Strahilevitz Discusses Empiricism in Legal Scholarship

We Are All Empiricists Now, so Which Empiricists Should We Hire?

Evidently, we are all empiricists now.  Except for me.  But even I have a cool randomized field experiment in-progress with David Abrams, so I'll become an empiricist in no time, at least by some people's definition.  Phase one: Collect data.  Phase two: ????  Phase three: Profit. 

Anyway, the Brian Leiter thread on empiricists, general frustration at identifying the right criteria for classifying empiricsts, and the subsequent comments ("My earlier post cataloguing School X's eight empirical legal scholars neglected to mention my dear friend and colleague, the multi-talented empiricist Slobotnik.  Signed, mortified School X booster.") provide an opportunity to ask what sorts of empiricists should be hired in the legal academy.  I recognize that the answer some people will provide is "none."  I'm not addressing that crowd, though I am raising some issues that might be helpful to people who are skeptical about empiricist hiring in general on law faculties. 

Here, then, are a few thoughts about how to hire entry-level quantitative empiricists with PhDs in disciplines like Political Science or Economics, as well as a coda about what many empiricists should be doing as the "field" matures.  Hiring qualitative empiricists or experimentalists is a different ball of wax entirely, so I'm not really writing about those sorts of hiring decisions.  My views are informed by having been a member of a law school's faculty appointments committee for most of the last decade (with trips to seven of the last ten AALS hiring conferences, for the quantitatively minded).  They do not reflect the views of my institution.  And my views don't match up perfectly with the way I have voted internally.
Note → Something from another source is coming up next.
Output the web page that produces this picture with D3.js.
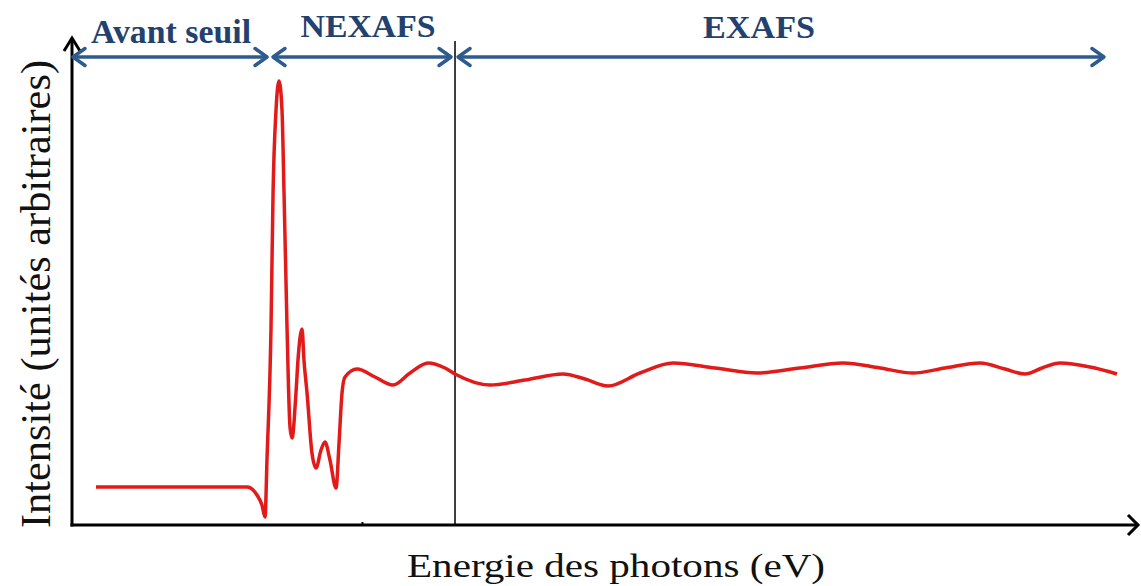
<!DOCTYPE html>
<html>
<head>
<meta charset="utf-8">
<script src="https://cdn.jsdelivr.net/npm/d3@7"></script>
<style>
  html, body { margin: 0; padding: 0; background: #ffffff; }
  svg { display: block; }
</style>
</head>
<body>
<svg id="chart" width="1141" height="586"></svg>
<script>
// ---- data (arbitrary units) ----
const energy = [22.5, 148.2, 164.2, 173.5, 178.2, 181.1, 182.9, 186.7, 188.6, 191.4, 194.2,
  197.0, 198.9, 201.7, 204.5, 206.4, 210.1, 212.0, 215.8, 217.6, 220.5, 225.1, 228.9,
  233.6, 237.3, 242.0, 247.7, 250.5, 253.3, 256.1, 267.4, 284.2, 301.1, 317.1, 334.0,
  349.9, 359.3, 392.1, 425.0, 460.6, 481.2, 502.8, 532.8, 563.8, 603.2, 642.6, 682.9,
  723.3, 758.0, 788.9, 819.0, 851.8, 875.2, 894.0, 910.0, 926.8, 955.0, 980.3];
const intensity = [7.80, 7.80, 7.80, 6.16, 4.11, 1.64, 13.35, 40.66, 68.17, 85.22, 91.17,
  85.22, 68.17, 40.66, 20.12, 17.86, 27.10, 33.88, 40.25, 33.88, 27.10, 14.78, 11.70,
  15.40, 17.04, 13.35, 7.60, 16.84, 27.10, 30.39, 32.03, 30.39, 28.75, 31.21, 33.26,
  32.24, 31.01, 28.75, 29.77, 31.01, 29.98, 28.54, 31.21, 33.26, 32.24, 31.21, 32.24,
  33.26, 32.24, 31.21, 32.24, 33.26, 32.03, 31.01, 32.24, 33.26, 32.44, 31.01];

const regionLabels = ["Avant seuil", "NEXAFS", "EXAFS"];
const regionStart = [0, 187.6, 361.2];
const regionEnd = [183.9, 356.5, 969.0];
const regionCenter = [92.9, 277.7, 644.5];
const edgeSeparator = 359.3;
const xTickValues = [272.0];

const xTitle = "Energie des photons (eV)";
const yTitle = "Intensité (unités arbitraires)";

// ---- layout ----
const serif = "Liberation Serif";
const svg = d3.select("#chart");
const x = d3.scaleLinear().domain([0, 1000]).range([72, 1138]);
const y = d3.scaleLinear().domain([0, 100]).range([525, 38]);

const data = energy.map((e, i) => ({ e, v: intensity[i] }));

// separator line
svg.append("line")
  .attr("x1", x(edgeSeparator)).attr("x2", x(edgeSeparator))
  .attr("y1", 41).attr("y2", y(0))
  .attr("stroke", "#000").attr("stroke-width", 1.5);

// x axis
const xAxis = d3.axisBottom(x).tickValues(xTickValues).tickSize(-3).tickFormat("");
const gx = svg.append("g").attr("transform", `translate(0,${y(0)})`).call(xAxis);
gx.select(".domain").remove();
gx.selectAll(".tick line").attr("stroke", "#000").attr("stroke-width", 2);

svg.append("line")
  .attr("x1", x(0) - 1.5).attr("x2", x(1000))
  .attr("y1", y(0)).attr("y2", y(0))
  .attr("stroke", "#000").attr("stroke-width", 3);
svg.append("path")
  .attr("d", `M${x(1000) - 10},${y(0) - 10} L${x(1000)},${y(0)} L${x(1000) - 10},${y(0) + 10}`)
  .attr("fill", "none").attr("stroke", "#000").attr("stroke-width", 3);

// y axis
svg.append("line")
  .attr("x1", x(0)).attr("x2", x(0))
  .attr("y1", y(0) + 1.5).attr("y2", y(100))
  .attr("stroke", "#000").attr("stroke-width", 3);
svg.append("path")
  .attr("d", `M${x(0) - 8},${y(100) + 13} L${x(0)},${y(100)} L${x(0) + 8},${y(100) + 13}`)
  .attr("fill", "none").attr("stroke", "#000").attr("stroke-width", 3);

// region arrows
const arrowColor = "#2d5b8d";
const ay = 57;
const ah = 13, aw = 8.5;
regionLabels.forEach((lab, i) => {
  const x1 = x(regionStart[i]), x2 = x(regionEnd[i]);
  svg.append("line")
    .attr("x1", x1 + 1).attr("x2", x2 - 1)
    .attr("y1", ay).attr("y2", ay)
    .attr("stroke", arrowColor).attr("stroke-width", 3.5);
  svg.append("path")
    .attr("d", `M${x1 + ah},${ay - aw} L${x1 + 1},${ay} L${x1 + ah},${ay + aw}`)
    .attr("fill", "none").attr("stroke", arrowColor).attr("stroke-width", 3.5)
    .attr("stroke-linecap", "round").attr("stroke-linejoin", "round");
  svg.append("path")
    .attr("d", `M${x2 - ah},${ay - aw} L${x2 - 1},${ay} L${x2 - ah},${ay + aw}`)
    .attr("fill", "none").attr("stroke", arrowColor).attr("stroke-width", 3.5)
    .attr("stroke-linecap", "round").attr("stroke-linejoin", "round");
});

// region labels
const labelBaseline = [43, 37, 38];
const labelWidth = [160, 135, 112];
const labelSize = [34, 31, 31];
regionLabels.forEach((lab, i) => {
  svg.append("text")
    .attr("x", x(regionCenter[i])).attr("y", labelBaseline[i])
    .attr("text-anchor", "middle")
    .style("font-family", serif)
    .style("font-weight", "bold").style("font-size", labelSize[i] + "px")
    .attr("fill", "#23416f")
    .attr("textLength", labelWidth[i]).attr("lengthAdjust", "spacingAndGlyphs")
    .text(lab);
});

// curve
const line = d3.line()
  .x(d => x(d.e)).y(d => y(d.v))
  .curve(d3.curveMonotoneX);
svg.append("path")
  .datum(data)
  .attr("d", line)
  .attr("fill", "none")
  .attr("stroke", "#e21a1a")
  .attr("stroke-width", 3.5)
  .attr("stroke-linejoin", "round");

// axis titles
svg.append("text")
  .attr("x", 616).attr("y", 577)
  .attr("text-anchor", "middle")
  .style("font-family", serif)
  .style("font-size", "33px").attr("fill", "#111")
  .attr("textLength", 418).attr("lengthAdjust", "spacingAndGlyphs")
  .text(xTitle);

svg.append("text")
  .attr("transform", "translate(50,294) scale(1.2,1) rotate(-90)")
  .attr("text-anchor", "middle")
  .style("font-family", serif)
  .style("font-size", "36px").attr("fill", "#111")
  .attr("textLength", 468).attr("lengthAdjust", "spacingAndGlyphs")
  .text(yTitle);
</script>
</body>
</html>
I'll omit obvious advice like (a) hire smart people, and (b) fill curricular needs:

1. Ignore the findings.  The legal academy probably focuses too much attention on the results of the empirical research project, particularly when hiring entry-level scholars.  This is an empirically testable claim, but my impression is that entry level scholars with highly significant results do better on the market than candidates with marginally significant or null results.  If this effect exists, it is largely pernicious.  It rewards blind luck, it promotes the testing of questions that the empiricist already has strong intuitions about, it encourages entry-level scholars to write tons of papers (with less care) or run countless regressions until they find an interesting result, and it reinforces existing publication biases, which tend to publicize significant results and bury null results.  Subject to the caveats below, we should not expect someone who achieved a highly significant result in paper A to be particularly likely to achieve a highly significant result in paper B . . . unless the scholar in question falsified data in paper A and wants to press her luck.  But when you're doing entry level hiring, you really ought to care about papers B, C, and D.  Which is why you should (almost) ignore paper A's findings.